The last time I took out and dusted everything that was boxed, shelved and bolted in the house was 10 years ago. More or less. During said major clean-up my husband and I found out that the termites had burrowed into one plank of wood underneath the spiral staircase that lead to the attic, and feasted on one box-full of my books from my political activist days.
Since two weekends ago, the house has been figuratively turned upside down due to major renovations done on our upstairs flooring. We had our old floor boards dismantled and laminated wooden ones layed down. The old floors which were cheap and not intended to last a lifetime had thinned out and in certain places threatened to cave in. The termites are back, we found out during the re-flooring. They managed to go through a meter of floor support that somehow escaped being doused with anti-termite compound during the construction of the house 17 years ago. This time the casualty is one big box of old documents, mostly from my days as a rural development and agrarian reform researcher, and also all the remaining hardbound volumes of Lenin's Collected Works that escaped the first infestation. The only volume I now have from the original set of 45, which I split with two close friends is no. 41 which contains Lenin's various documents, speeches, and communiques written between 1896-1917. Of the full set, the one I feel sorry to have lost is no. 37 which contains Lenin's personal correspondences.
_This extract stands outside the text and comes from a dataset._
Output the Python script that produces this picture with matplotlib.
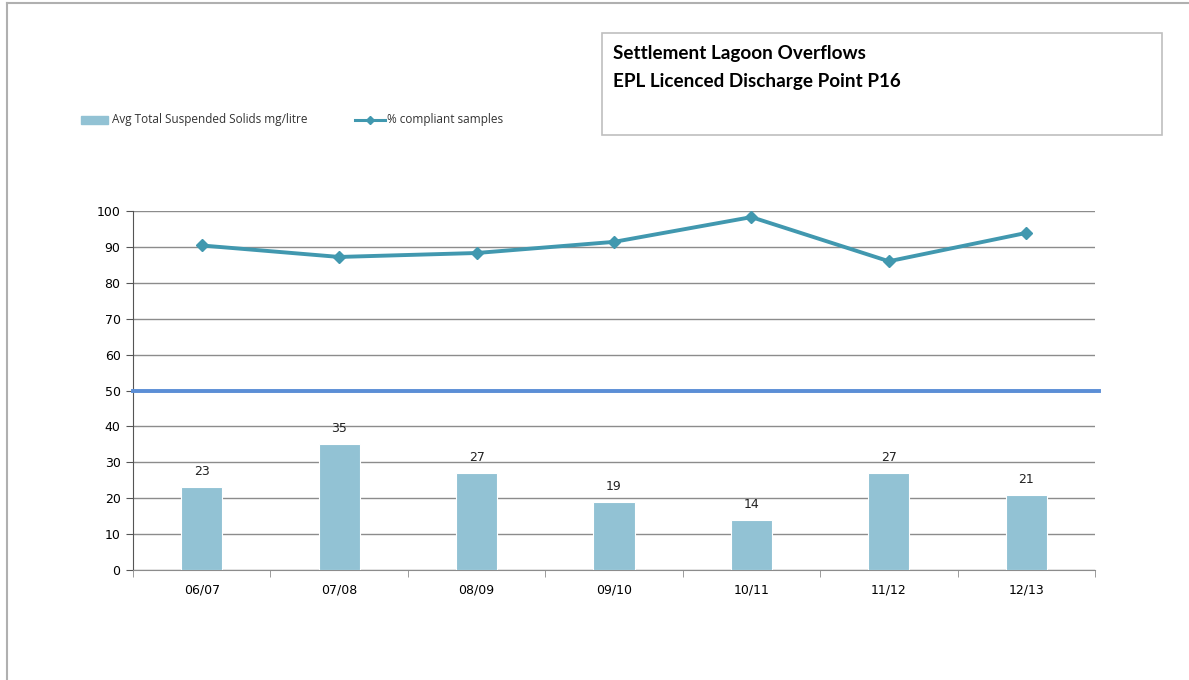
import numpy as np
import matplotlib
matplotlib.use('Agg')
import matplotlib.pyplot as plt
from matplotlib.patches import Rectangle
from matplotlib.lines import Line2D


years = ['06/07', '07/08', '08/09', '09/10', '10/11', '11/12', '12/13']
avg_tss = [23, 35, 27, 19, 14, 27, 21]
pct_compliant = [90.4, 87.2, 88.3, 91.4, 98.3, 86.0, 93.9]
limit_value = 50

bar_color = '#92C2D4'
line_color = '#4198AF'
limit_color = '#5B8ED6'
grid_color = '#8C8C8C'


def make_plot():
    fig = plt.figure(figsize=(11.89, 6.8), dpi=100)

    # outer chart border (only top/left visible in the reference)
    fig.add_artist(Line2D([7/1189, 1.0], [1-3/680, 1-3/680], color='#B0B0B0', lw=1.5))
    fig.add_artist(Line2D([7/1189, 7/1189], [0, 1-3/680], color='#B0B0B0', lw=1.5))

    ax = fig.add_axes([133/1189, 110/680, (1095-133)/1189, (570-211)/680])
    x = np.arange(len(years))

    ax.bar(x, avg_tss, width=0.3, color=bar_color, edgecolor='white', linewidth=0.8, zorder=3)
    for xi, v in zip(x, avg_tss):
        ax.text(xi, v + 2.5, str(v), ha='center', va='bottom', fontsize=9, color='#222222')

    ax.plot(x, pct_compliant, color=line_color, lw=2.8, marker='D', markersize=6, zorder=4)
    ax.axhline(limit_value, color=limit_color, lw=2.8, zorder=3, xmax=1.004, clip_on=False)

    ax.set_xlim(-0.5, len(years) - 0.5)
    ax.set_ylim(0, 100)
    ax.set_yticks(range(0, 101, 10))
    ax.yaxis.grid(True, color=grid_color, lw=1)
    ax.set_axisbelow(True)
    ax.set_xticks(x)
    ax.set_xticklabels(years)
    ax.set_xticks(np.arange(-0.5, len(years), 1), minor=True)
    ax.tick_params(axis='x', which='major', length=0, pad=10, labelsize=9)
    ax.tick_params(axis='x', which='minor', length=5, color=grid_color)
    ax.tick_params(axis='y', length=5, labelsize=9, color='#555555', pad=4)
    for s in ['top', 'right']:
        ax.spines[s].set_visible(False)
    ax.spines['left'].set_color('#555555')
    ax.spines['bottom'].set_color(grid_color)

    # legend
    ly = 1 - 120/680
    fig.add_artist(Rectangle((81/1189, 1-124/680), 27/1189, 8/680, color=bar_color))
    fig.text(112/1189, ly, 'Avg Total Suspended Solids mg/litre', fontsize=8.5,
             family='Open Sans', va='center', color='#333333')
    fig.add_artist(Line2D([355/1189, 370/1189, 385/1189], [ly, ly, ly], color=line_color,
                          lw=2.2, marker='D', markersize=4, markevery=[1]))
    fig.text(387/1189, ly, '% compliant samples', fontsize=8.5,
             family='Open Sans', va='center', color='#333333')

    # title box
    fig.add_artist(Rectangle((602/1189, 1-135/680), 560/1189, 102/680, fill=False,
                             edgecolor='#BFBFBF', lw=1.2))
    fig.text(613/1189, 1-53/680, 'Settlement Lagoon Overflows', fontsize=13.6,
             fontweight='bold', family='Lato', va='center', color='black')
    fig.text(613/1189, 1-82/680, 'EPL Licenced Discharge Point P16', fontsize=13.6,
             fontweight='bold', family='Lato', va='center', color='black')

    fig.savefig('out.png', dpi=100)


def main():
    make_plot()

if __name__ == '__main__':
    main()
The re-flooring took only 4 days, but sorting our stuff continues and will probably take one more week to finish since I am a slow worker. Being part of the consumerist middle-class, my family has accumulated tons of stuff and as my daughter has pointed out, it's not easy to throw things away. So far I've thrown out 4 busted electric fans, one radio/cassette tape player, one extra-large garbage bag full of knick-knacks and doodads, and another extra-large garbage bag full of work-related papers and documents that managed to escape my zero-paper policy since I started working from home in 2001. Later today, the kids are supposed to clean and re-shelve their books and weed out the ones that they feel they can part with to donate to the community library. I'm sure this will be in fits and starts since my children really loves books, and also because the eldest is still awake and watching some "jdorama" on her laptop. Then there are the four huge plastic crates of old clothes which I want to tackle this Monday.
Clearing and cleaning one's accumulated possessions sometimes yield treasures of the sentimental kind. This is the part of major clean-ups that I like, when some long-forgotten piece of junk stirs the murky bottom of your memory or prompts new insights about yourself and others. Of course when this happens, said piece of junk acquires the value far beyond pearls.
Found and saved from the termites and the junkyard people:
1) Hand-made birthday cards from my daughter - It's good to be reminded that most sullen teens used to be sweet kids. This is what she wrote me when she was 11 -
we have a mathematical mother named pi
she knows that her name means 3.14
but let me ask you, could she bake a pie?
no, not even in Home Ec when she was a teen
(not even today either)
2. Unfinished attempts at writing fiction from the days when i was nursing my eldest - The short stories are atrocious, I'm not surprised that I've forgotten they exist. They are however, revelatory of the state of my mind in 1987, when I was suddenly a young mother, disenchanted from left-wing radical politics, constantly squabbling with her man who refuses to duck and evade threats of extra-judicial killings by both the Left and the Right.
3. Forgotten field notes - I did a lot of traveling in-country during the early half of the 90s as a researcher. Having since filled out three passports, I suspect I've grown almost blase with long-distance travel. I've forgotten that I used to maintain meticulous field notes that covered not just the work i did but stuff both mundane (expense breakdown, to-do lists, etc.) and not so mundane (hurl-worthy encounter with a freeloading local media person). My field notes are written in 5"x7" spiral notebooks, and i suspect the lot of these notebooks were in the box that was lost to the termites. One of the notebooks that I managed to save contains quite involved notes from my first solo field work in Negros island in September 17- October 7 in 1992.
4. Letters and printed emails - I used to be a mean letter writer. By letter, I mean hand-written, sealed in an envelop and properly stamped. I found a sheaf of computer print-outs of letters I wrote to friends in the late 80s to early 90s, around the time when I shifted from long-hand to using a word processor but before the advent of email in my country, and when i was still deeply suspicious of computing and digital information. Thus, the printing of documents. I also found print-outs of long and involved emails to friends during my first few years as an Internet newbie when everyone was still using pop mail, Hotmail was not yet owned by Microsoft, Yahoo was still only an indexing service, and the Google engineers were probably still in Uni or maybe even high school.
But of course my love affair with letter writing extends to affairs of the heart. My letters to J, first when we were still going out and then later when we were newly hitched are not the typical love letters. Practically all my letters to him were written after major tiffs and quarrels. Where most people would have rowdy make-up sex, the me that was twentysomething wrote letters. Did I mention I am a freak?